The great aim is accurate, precise and definite description. The first thing is to recognize how extraordinarily difficult this is. It is no mere matter of carefulness; you have to use language, and language is by its very nature a communal thing; that is, it expresses never the exact thing but a compromise – that which is common to you, me and everybody. But each man sees a little differently, and to get out clearly and exactly what he does see, he must have a terrific struggle with language, whether it be with words or the technique of other arts. Language has its own special nature, its own conventions and communal ideas. It is only by a concentrated effort of the mind that you can hold it fixed to your own purpose. I always think that the fundamental process at the back of all the arts might be represented by the following metaphor.

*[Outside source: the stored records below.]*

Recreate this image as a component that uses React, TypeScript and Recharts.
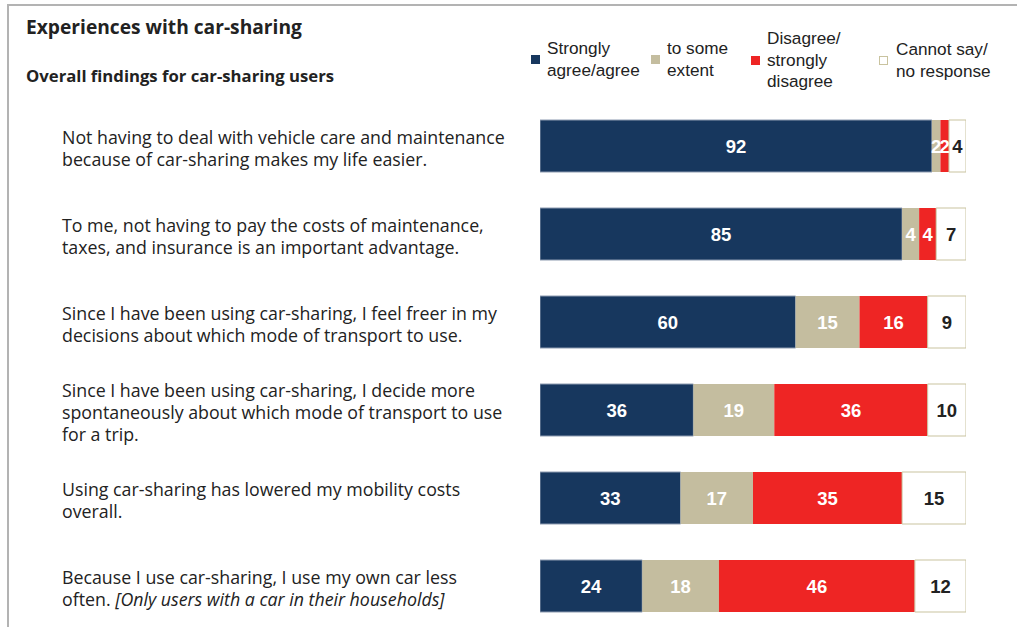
import { BarChart, Bar, XAxis, YAxis, LabelList } from "recharts";

// survey shares in percent, one entry per statement (top to bottom)
const STATEMENTS = ["s1", "s2", "s3", "s4", "s5", "s6"];
const AGREE = [92, 85, 60, 36, 33, 24];
const SOME = [2, 4, 15, 19, 17, 18];
const DISAGREE = [2, 4, 16, 36, 35, 46];
const NO_RESPONSE = [4, 7, 9, 10, 15, 12];

const LABEL_LINES: string[][] = [
  ["Not having to deal with vehicle care and maintenance", "because of car-sharing makes my life easier."],
  ["To me, not having to pay the costs of maintenance,", "taxes, and insurance is an important advantage."],
  ["Since I have been using car-sharing, I feel freer in my", "decisions about which mode of transport to use."],
  ["Since I have been using car-sharing, I decide more", "spontaneously about which mode of transport to use", "for a trip."],
  ["Using car-sharing has lowered my mobility costs", "overall."],
  ["Because I use car-sharing, I use my own car less", "often. "],
];
const ITALIC_TAIL = "[Only users with a car in their households]";

const SERIES = [
  { key: "agree", name: "Strongly agree/agree", lines: ["Strongly", "agree/agree"], color: "#17375e", text: "#fff" },
  { key: "some", name: "to some extent", lines: ["to some", "extent"], color: "#c4bd9f", text: "#fff" },
  { key: "disagree", name: "Disagree/ strongly disagree", lines: ["Disagree/", "strongly", "disagree"], color: "#ee2524", text: "#fff" },
  { key: "none", name: "Cannot say/ no response", lines: ["Cannot say/", "no response"], color: "#ffffff", text: "#222" },
];

const data = STATEMENTS.map((id, i) => ({
  id,
  agree: AGREE[i],
  some: SOME[i],
  disagree: DISAGREE[i],
  none: NO_RESPONSE[i],
}));

const LABEL_FONT = "'Open Sans', Lato, sans-serif";
const ARIAL = "'Liberation Sans', Arial, sans-serif";

const StatementTick = ({ y, payload }: any) => {
  const idx = STATEMENTS.indexOf(payload.value);
  const lines = LABEL_LINES[idx] ?? [];
  const lh = 22;
  const first = y + 1.5 - ((lines.length - 1) * lh) / 2;
  return (
    <text x={62} y={first} textAnchor="start" dominantBaseline="central"
      fontFamily={LABEL_FONT} fontSize={17.8} fill="#222">
      {lines.map((ln, k) => (
        <tspan key={k} x={62} y={first + k * lh}>
          {ln}
          {idx === 5 && k === lines.length - 1 && <tspan fontStyle="italic">{ITALIC_TAIL}</tspan>}
        </tspan>
      ))}
    </text>
  );
};

const LEGEND_POS = [
  { mx: 531, tx: 547, ty: 48 },
  { mx: 651, tx: 667, ty: 48 },
  { mx: 751, tx: 767, ty: 38 },
  { mx: 879, tx: 896, ty: 49 },
];

const ChartLegend = () => (
  <div style={{ position: "absolute", left: 0, top: 0, width: 1017, height: 100 }}>
    {SERIES.map((s, i) => {
      const p = LEGEND_POS[i];
      const n = s.lines.length;
      const midY = p.ty + ((n - 1) * 21.5) / 2;
      return (
        <div key={s.key}>
          <div style={{
            position: "absolute", left: p.mx, top: midY - 4, width: 9, height: 9,
            background: s.color, boxSizing: "border-box",
            border: s.key === "none" ? "1px solid #c9c39f" : "none",
          }} />
          {s.lines.map((ln, k) => (
            <div key={k} style={{
              position: "absolute", left: p.tx, top: p.ty + k * 21.5 - 10, lineHeight: "20px",
              fontFamily: ARIAL, fontSize: 17.2, color: "#222", whiteSpace: "nowrap",
            }}>{ln}</div>
          ))}
        </div>
      );
    })}
  </div>
);

export default function App() {
  return (
    <div style={{ position: "fixed", left: 0, top: 0, width: 1017, height: 627, overflow: "hidden", background: "#fff" }}>
      <div style={{
        position: "absolute", left: 7, top: 4, width: 1017, height: 640,
        borderTop: "2px solid #b3b3b3", borderLeft: "2px solid #b3b3b3",
      }} />
      <div style={{
        position: "absolute", left: 26, top: 13, fontFamily: LABEL_FONT, fontWeight: 700,
        fontSize: 19.2, color: "#222", whiteSpace: "nowrap",
      }}>Experiences with car-sharing</div>
      <div style={{
        position: "absolute", left: 26, top: 64, fontFamily: LABEL_FONT, fontWeight: 700,
        fontSize: 16.7, color: "#222", whiteSpace: "nowrap",
      }}>Overall findings for car-sharing users</div>
      <ChartLegend />
      <div style={{ position: "absolute", left: 0, top: 0 }}>
        <BarChart width={1017} height={630} data={data} layout="vertical"
          margin={{ top: 102, right: 51, bottom: 0, left: 0 }} barSize={52}>
          <XAxis type="number" domain={[0, 100]} allowDataOverflow hide />
          <YAxis type="category" dataKey="id" width={540} axisLine={false} tickLine={false}
            tick={<StatementTick />} />
          {SERIES.map(s => (
            <Bar key={s.key} dataKey={s.key} name={s.name} stackId="a" fill={s.color}
              stroke={s.key === "none" ? "#c9c39f" : s.key === "agree" ? "#8d9bb0" : "none"}
              strokeWidth={1} isAnimationActive={false}>
              <LabelList dataKey={s.key} position="center" fill={s.text}
                fontFamily={ARIAL} fontWeight={700} fontSize={18.5} />
            </Bar>
          ))}
        </BarChart>
      </div>
    </div>
  );
}
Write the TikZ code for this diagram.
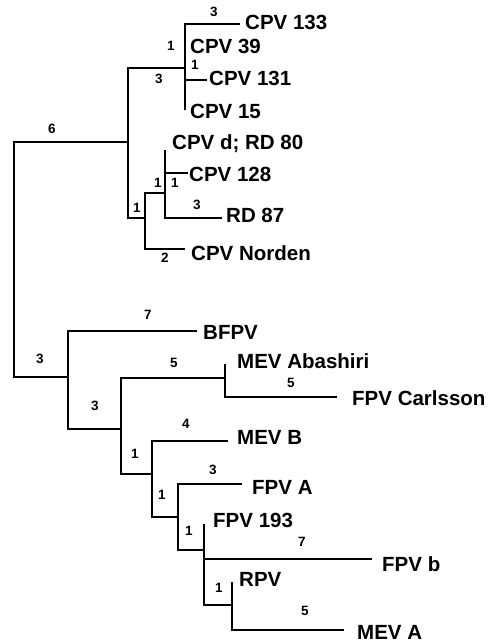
\documentclass[tikz,border=0pt]{standalone}
\usepackage{fontspec}
\setmainfont{Liberation Sans}
\begin{document}
\begin{tikzpicture}[x=1pt,y=-1pt,
  br/.style={line width=2pt},
  tip/.style={anchor=west,inner sep=0pt,font=\fontsize{20.5}{22}\selectfont\bfseries,text height=14.7pt,text depth=0pt},
  bl/.style={inner sep=0pt,font=\fontsize{13.5}{15}\selectfont\bfseries}]
\useasboundingbox (0,0) rectangle (488,643);
% internal nodes
\coordinate (R) at (14,260);
\coordinate (A) at (128,142);
\coordinate (A1) at (185,68);
\coordinate (A2) at (145,218);
\coordinate (A21) at (165,193);
\coordinate (B) at (68,377);
\coordinate (B1) at (121,429);
\coordinate (B11) at (225,378);
\coordinate (B12) at (152,474);
\coordinate (B121) at (178,517);
\coordinate (B1211) at (204,550);
\coordinate (B12111) at (232,605);
% branch ends
\coordinate (e133) at (240,24);
\coordinate (e39) at (185,46);
\coordinate (e131) at (207,80);
\coordinate (e15) at (185,110);
\coordinate (eD) at (165,150);
\coordinate (e128) at (188,173);
\coordinate (e87) at (222,218);
\coordinate (eNor) at (185,249);
\coordinate (eBF) at (197,331);
\coordinate (eAb) at (225,364);
\coordinate (eCar) at (337,397);
\coordinate (eMB) at (228,441);
\coordinate (eFA) at (242,484);
\coordinate (e193) at (204,524);
\coordinate (eFb) at (372,559);
\coordinate (eRPV) at (232,582);
\coordinate (eMA) at (344,630);
% tips
\node[tip] (t133) at (245,22) {CPV 133};
\node[tip] (t39) at (190,46) {CPV 39};
\node[tip] (t131) at (209,78) {CPV 131};
\node[tip] (t15) at (190,111) {CPV 15};
\node[tip] (tD) at (172,142) {CPV d; RD 80};
\node[tip] (t128) at (189,174) {CPV 128};
\node[tip] (t87) at (226,215) {RD 87};
\node[tip] (tNor) at (191,253) {CPV Norden};
\node[tip] (tBF) at (203,332) {BFPV};
\node[tip] (tAb) at (237,361) {MEV Abashiri};
\node[tip] (tCar) at (352,398) {FPV Carlsson};
\node[tip] (tMB) at (237,437) {MEV B};
\node[tip] (tFA) at (252,487) {FPV A};
\node[tip] (t193) at (213,520) {FPV 193};
\node[tip] (tFb) at (382,564) {FPV b};
\node[tip] (tRPV) at (239,579) {RPV};
\node[tip] (tMA) at (357,632) {MEV A};
% branches
\draw[br] (R) |- (A);
\draw[br] (R) |- (B);
\draw[br] (A) |- (A1);
\draw[br] (A) |- (A2);
\draw[br] (A1) |- (e133);
\draw[br] (A1) |- (e39);
\draw[br] (A1) |- (e131);
\draw[br] (A1) |- (e15);
\draw[br] (A2) |- (A21);
\draw[br] (A2) |- (eNor);
\draw[br] (A21) |- (eD);
\draw[br] (A21) |- (e128);
\draw[br] (A21) |- (e87);
\draw[br] (B) |- (eBF);
\draw[br] (B) |- (B1);
\draw[br] (B1) |- (B11);
\draw[br] (B1) |- (B12);
\draw[br] (B11) |- (eAb);
\draw[br] (B11) |- (eCar);
\draw[br] (B12) |- (eMB);
\draw[br] (B12) |- (B121);
\draw[br] (B121) |- (eFA);
\draw[br] (B121) |- (B1211);
\draw[br] (B1211) |- (e193);
\draw[br] (B1211) |- (eFb);
\draw[br] (B1211) |- (B12111);
\draw[br] (B12111) |- (eRPV);
\draw[br] (B12111) |- (eMA);
% branch labels
\node[bl] (l1) at (214,12) {3};
\node[bl] (l2) at (171,46) {1};
\node[bl] (l3) at (195,65) {1};
\node[bl] (l4) at (159,79) {3};
\node[bl] (l5) at (52,129) {6};
\node[bl] (l6) at (137,208) {1};
\node[bl] (l7) at (158,183) {1};
\node[bl] (l8) at (175,183) {1};
\node[bl] (l9) at (197,205) {3};
\node[bl] (l10) at (165,258) {2};
\node[bl] (l11) at (40,359) {3};
\node[bl] (l12) at (148,315) {7};
\node[bl] (l13) at (95,406) {3};
\node[bl] (l14) at (174,363) {5};
\node[bl] (l15) at (186,424) {4};
\node[bl] (l16) at (135,454) {1};
\node[bl] (l17) at (213,470) {3};
\node[bl] (l18) at (291,383) {5};
\node[bl] (l19) at (162,495) {1};
\node[bl] (l20) at (189,531) {1};
\node[bl] (l21) at (302,542) {7};
\node[bl] (l22) at (219,588) {1};
\node[bl] (l23) at (305,611) {5};
\end{tikzpicture}
\end{document}
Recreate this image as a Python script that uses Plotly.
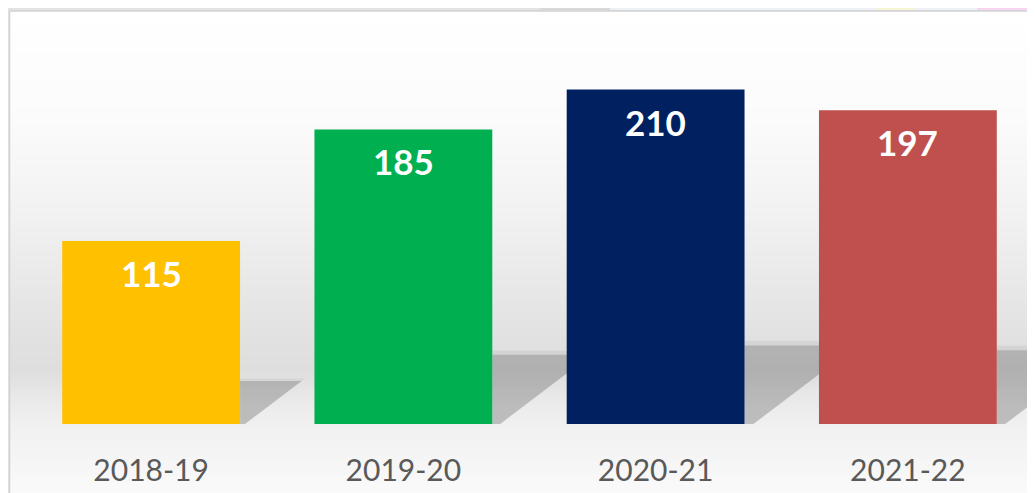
import plotly.graph_objects as go

categories = ["2018-19", "2019-20", "2020-21", "2021-22"]
values = [115, 185, 210, 197]
colors = ["#FFC000", "#00B050", "#002060", "#C0504D"]

# page is rendered with an 8px body margin; compensate
OFF = 8
PAGE_W, PAGE_H = 1035, 493
W, H = PAGE_W - OFF, PAGE_H - OFF
PLOT_L, PLOT_T, PLOT_B = 25, 10, 424          # plot area in page pixels
ML, MR, MT, MB = PLOT_L - OFF, 1, PLOT_T - OFF, PAGE_H - PLOT_B
PW, PH = W - ML - MR, H - MT - MB
YMAX = 260
BAR_W = 0.705


def px_to_paper_x(px):
    return (px - PLOT_L) / PW


def px_to_paper_y(py):
    return (PLOT_B - py) / PH


def gray(g):
    g = int(round(g))
    return f"rgb({g},{g},{g})"


shapes = []

# backdrop outside the panel
shapes.append(dict(type="rect", xref="paper", yref="paper", layer="below",
                   x0=px_to_paper_x(0), x1=px_to_paper_x(PAGE_W + 2), y0=px_to_paper_y(PAGE_H + 2), y1=px_to_paper_y(0),
                   fillcolor="#e4e4e4", line_width=0))
for x0, x1, c in [(0, 540, "#e3e3e3"), (540, 610, "#d9d9d9"), (610, 878, "#eef1f4"),
                  (878, 913, "#f6f5d4"), (913, 977, "#eef1f4"), (977, 1040, "#f7d4f2")]:
    shapes.append(dict(type="rect", xref="paper", yref="paper", layer="below",
                       x0=px_to_paper_x(x0), x1=px_to_paper_x(x1), y0=px_to_paper_y(10), y1=px_to_paper_y(0),
                       fillcolor=c, line_width=0))

# panel gradient
stops = [(11, 255), (120, 251), (200, 243), (280, 233), (340, 225), (370, 222),
         (405, 235), (424, 240), (493, 250)]


def grad(py):
    for (a, ga), (b, gb) in zip(stops[:-1], stops[1:]):
        if a <= py <= b:
            return ga + (gb - ga) * (py - a) / (b - a)
    return stops[-1][1]


step = 3
py = 11
while py < PAGE_H:
    shapes.append(dict(type="rect", xref="paper", yref="paper", layer="below",
                       x0=px_to_paper_x(10), x1=px_to_paper_x(PAGE_W + 2),
                       y0=px_to_paper_y(min(py + step, PAGE_H + 2)), y1=px_to_paper_y(py),
                       fillcolor=gray(grad(py + step / 2)), line_width=0))
    py += step

# panel border
shapes.append(dict(type="line", xref="paper", yref="paper", layer="below",
                   x0=px_to_paper_x(9.5), x1=px_to_paper_x(9.5), y0=px_to_paper_y(PAGE_H + 2), y1=px_to_paper_y(11),
                   line=dict(color="#d2d2d2", width=1.5)))
shapes.append(dict(type="line", xref="paper", yref="paper", layer="below",
                   x0=px_to_paper_x(9.5), x1=px_to_paper_x(PAGE_W + 2), y0=px_to_paper_y(11), y1=px_to_paper_y(11),
                   line=dict(color="#d2d2d2", width=1.5)))

# cast shadows behind the bars (derived from the data)
px_per_unit = PH / YMAX
px_per_cat = PW / 4
for i, v in enumerate(values):
    xr = i + BAR_W / 2
    hs = 0.235 * v
    dx = 1.43 * hs * px_per_unit / px_per_cat
    for frac, op in [(1.06, 0.05), (1.0, 0.16)]:
        shapes.append(dict(type="path", xref="x", yref="y", layer="below",
                           path=f"M {xr},0 L {xr},{hs*frac} L {xr+dx*frac},{hs*frac} L {xr+dx*0.08},0 Z",
                           fillcolor=f"rgba(0,0,0,{op})", line_width=0))

fig = go.Figure()
fig.add_trace(go.Bar(
    x=list(range(len(categories))), y=values, width=BAR_W,
    marker=dict(color=colors, line=dict(width=0)),
    hoverinfo="skip", showlegend=False,
))

annotations = []
for i, v in enumerate(values):
    annotations.append(dict(x=i, y=v, xref="x", yref="y", yshift=-32,
                            text=f"<b>{v}</b>", showarrow=False, yanchor="middle",
                            font=dict(family="Lato", size=35, color="white")))

fig.update_layout(
    width=W, height=H,
    margin=dict(l=ML, r=MR, t=MT, b=MB, pad=0),
    paper_bgcolor="#f5f5f5", plot_bgcolor="rgba(0,0,0,0)",
    shapes=shapes, annotations=annotations,
    xaxis=dict(range=[-0.5, 3.5], tickmode="array", tickvals=list(range(len(categories))),
               ticktext=categories, showgrid=False, zeroline=False, showline=False,
               ticks="outside", ticklen=20, tickcolor="rgba(0,0,0,0)",
               tickfont=dict(family="Lato", size=30, color="#595959"), fixedrange=True),
    yaxis=dict(range=[0, YMAX], visible=False, fixedrange=True),
    showlegend=False,
)

fig.write_html("out.html")
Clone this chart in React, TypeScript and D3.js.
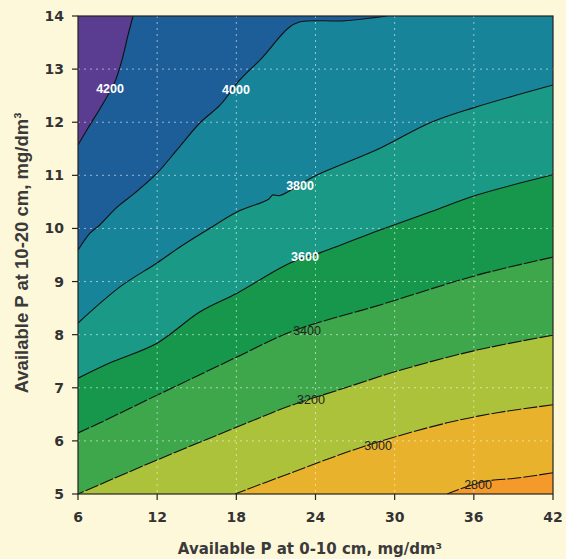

You know what I call architect’s curves – flat pieces of wood with all different kinds of curvature. By a suitable selection from these you can draw approximately any curve you like. The artist I take to be the man who simply can’t bear the idea of that “approximately”. He will get the exact curve of what he sees whether it be an object or an idea in the mind. Suppose that instead of your curved pieces of wood you have a springy piece of steel of the same types of curvature as the wood. Now the state of tension or concentration of mind, if he is doing anything really good in this struggle against the ingrained habit of technique, may be represented by a man employing all his fingers to bend the steel out of its own curve and into the exact curve which you want. Something different to what it would assume naturally.”
Reference:
T. E. Hulme, in the essay, “Romanticism and Classicism”, quoted in: A. Alvarez [2003]: Making it new. The New York Review of Books, 15 May 2003, Volume L, No. 8, pp. 28-30.